# lathes



## ki0ho

I guess this is the right forum for this.......I putter on a wood lathe some.....and I have a little 7"x 12" metal lathe that I make mostly stuf to use on my wood lathe........and a small milling machine that I use for the same purpose........this morning the chance to buy a 12"x 36" gunsmith lathe has presented its self...and Im just wondering if there were any machinests on here and what they thought  about the Idea?   it is a grizzly G4003g      I think there is a set of chambering reamers that go with it???????


I could see how this could end up in ...say the shotgun forum,rifle ,or maby even the pistol forum


----------



## muleman RIP

Should be a real handy machine. Here is a link to their catalog for it. They make decent machines.
http://www.grizzly.com/products/Gunsmith-s-Bench-Top-Lathe-with-Stand/G4003G


----------



## ki0ho

yep Ive got several of there wood working machines.....he is wanting 2500.........I offered 1500..to start the process..we will see what he dose.......


----------



## Snowtrac Nome

let me know what reamers come with it I might be interested. I have a pretty good collection right now about 2 k worth and I still don't have every one I haven't built a gun in years I should get around to one again I have always wanted a 284 in a bolt action rifle .


----------



## squerly

That's a nice looking machine Ki0ho.


----------



## 300 H and H

The bed isn't any too long, but you don't often use all of it anyway... The rest if fine. Remeber to use a lathe, you must have the proper measuring equiptment. A tape measure simply will not do....It is pretty easy to get as much tied up in tooling and micrometers as you do the lathe... I have 8 mic's for up to 8", and test bars to check them for accuracy. Thankfully I bought them used for a very good price, looking back anyway. So don't forget to price in any accessories that might be available to go with it. The bed on my 13" os 60" but I can olnly pass a 1.2" bar through the head stock. 2" or more is the ticket for rifle barrel work, as blanks come sized a 2"..

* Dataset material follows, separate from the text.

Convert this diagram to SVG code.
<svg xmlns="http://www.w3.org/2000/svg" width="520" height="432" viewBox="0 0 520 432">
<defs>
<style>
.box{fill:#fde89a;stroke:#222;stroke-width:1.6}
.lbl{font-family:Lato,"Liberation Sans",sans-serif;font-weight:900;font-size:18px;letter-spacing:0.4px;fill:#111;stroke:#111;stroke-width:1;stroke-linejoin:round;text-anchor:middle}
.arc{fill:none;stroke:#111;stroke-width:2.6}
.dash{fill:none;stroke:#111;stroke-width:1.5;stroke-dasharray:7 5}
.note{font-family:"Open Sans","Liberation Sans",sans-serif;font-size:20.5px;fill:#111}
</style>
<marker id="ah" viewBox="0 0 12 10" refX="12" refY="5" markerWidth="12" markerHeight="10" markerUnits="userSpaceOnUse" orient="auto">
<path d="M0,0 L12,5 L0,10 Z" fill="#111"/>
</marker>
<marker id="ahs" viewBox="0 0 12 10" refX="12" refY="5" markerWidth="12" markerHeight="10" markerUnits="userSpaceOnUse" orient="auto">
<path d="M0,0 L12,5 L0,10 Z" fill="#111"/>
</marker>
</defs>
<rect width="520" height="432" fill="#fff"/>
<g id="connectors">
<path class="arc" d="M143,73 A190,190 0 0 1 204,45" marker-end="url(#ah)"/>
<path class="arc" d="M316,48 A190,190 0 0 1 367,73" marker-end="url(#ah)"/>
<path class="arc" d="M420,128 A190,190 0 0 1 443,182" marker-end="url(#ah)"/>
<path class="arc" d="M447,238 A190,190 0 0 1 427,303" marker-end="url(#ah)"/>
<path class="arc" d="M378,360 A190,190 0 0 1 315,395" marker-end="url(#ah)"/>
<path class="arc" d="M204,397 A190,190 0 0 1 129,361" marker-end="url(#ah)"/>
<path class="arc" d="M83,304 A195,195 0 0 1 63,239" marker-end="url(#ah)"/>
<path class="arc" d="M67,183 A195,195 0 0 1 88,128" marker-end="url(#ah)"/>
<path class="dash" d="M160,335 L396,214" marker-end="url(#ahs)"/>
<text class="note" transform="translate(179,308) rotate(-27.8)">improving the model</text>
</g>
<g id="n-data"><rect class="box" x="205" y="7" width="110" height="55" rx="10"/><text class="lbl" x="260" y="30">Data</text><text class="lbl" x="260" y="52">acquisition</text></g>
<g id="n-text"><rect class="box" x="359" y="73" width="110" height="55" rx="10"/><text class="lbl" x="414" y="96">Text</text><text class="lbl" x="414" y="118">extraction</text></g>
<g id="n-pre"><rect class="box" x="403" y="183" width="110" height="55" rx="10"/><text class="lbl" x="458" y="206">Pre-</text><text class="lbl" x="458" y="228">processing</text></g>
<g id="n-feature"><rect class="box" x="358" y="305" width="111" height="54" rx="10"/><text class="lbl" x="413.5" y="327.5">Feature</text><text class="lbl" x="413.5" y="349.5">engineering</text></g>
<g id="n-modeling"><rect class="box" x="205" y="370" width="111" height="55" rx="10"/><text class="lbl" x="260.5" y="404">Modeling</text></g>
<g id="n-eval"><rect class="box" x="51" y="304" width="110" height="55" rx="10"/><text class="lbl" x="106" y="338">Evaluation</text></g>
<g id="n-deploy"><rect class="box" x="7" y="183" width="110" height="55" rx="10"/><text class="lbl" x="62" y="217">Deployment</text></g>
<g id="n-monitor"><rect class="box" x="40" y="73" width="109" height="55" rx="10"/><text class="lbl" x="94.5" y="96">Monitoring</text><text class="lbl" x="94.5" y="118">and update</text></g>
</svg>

Good luck on your find. I hope you can work out a fair price.

Regards, Kirk


----------



## muleman RIP

I other thing to consider is that it is a 2hp. 220 volt so it will require a good dedicated circuit to have enough power to run it.


----------



## ki0ho

The 240 isnt a problem......When I wired my little  shop Iput in a 24 circut panel in just for the shop....the house was rewired before we started remodeling it..and I put in a 40 circut  200 amp  panel and for the garage another 24 circuit panelboth shop and garage is 100 amp.. the service is 400 amp with a 100amp braker for the shop and garage and a 200 amp for the house

normaly it is just me in the shop so the load is actualy low at any one time...and if mom turned every thing in the house on she would be far from overloading the house panel.   My wood lathe is 220 2hp very drive....but it dont pull much over 15 or 17 amps......
almost forgot...every recept in the shop is #10 and homerun back to the panel...can be fliped from 120 to 220 in the panel fairly easy...


----------



## cpsseals

Very nice equipment.  Is it true that he who lathes last lathes longest?


----------



## ki0ho

Well that deal is gone..he was offered more than he was asking for it so it is gone.....guy must have wanted it real bad!    but then I wasent realy after it .....would have had to build a place for it.......my little shop is busting at the seams now......


----------



## RedRocker

I have a Hardinge HC chucker if you're interested in a turret lathe. I'd like to get a 12-14" engine lathe instead.


----------



## 300 H and H

I just moved and hauled 7,800 lbs of La Blonde 26" swing 10HP monster engine lathe.... Was all the dozer wanted to pick up one end at a time onto the lowboy... Winter project for me and a buddy to get it up and running again. Will be used for steam engine parts eventually.

Regards, Kirk


----------



## RedRocker

Damn! That's a big ass lathe! The biggest lathe I ever ran was when I worked for ARCO.
We had one that had a 12" bore through the spindle with 4 jaw chucks on each end of the head.


----------



## JEV

I've got an old Craftsman-Atlas 12x36 in my basement just for grins & giggles. I always wanted a lathe, and now that I own one I rarely use it. But it's there if it's ever needed. I brought it downstairs in pieces and replaced every die cast gear. The previous owner's kid screwed up the gears because his old man said he wasn't old enough to learn how to use it (12 years old). Well, when Daddy was away, Sonny began to play. End result was that I got it for a fire sale price, and put about $300 in parts to restore it. Everything works perfect, and I was lucky to find the parts online.


----------



## RedRocker

A Man can't have too many tools! LOL


----------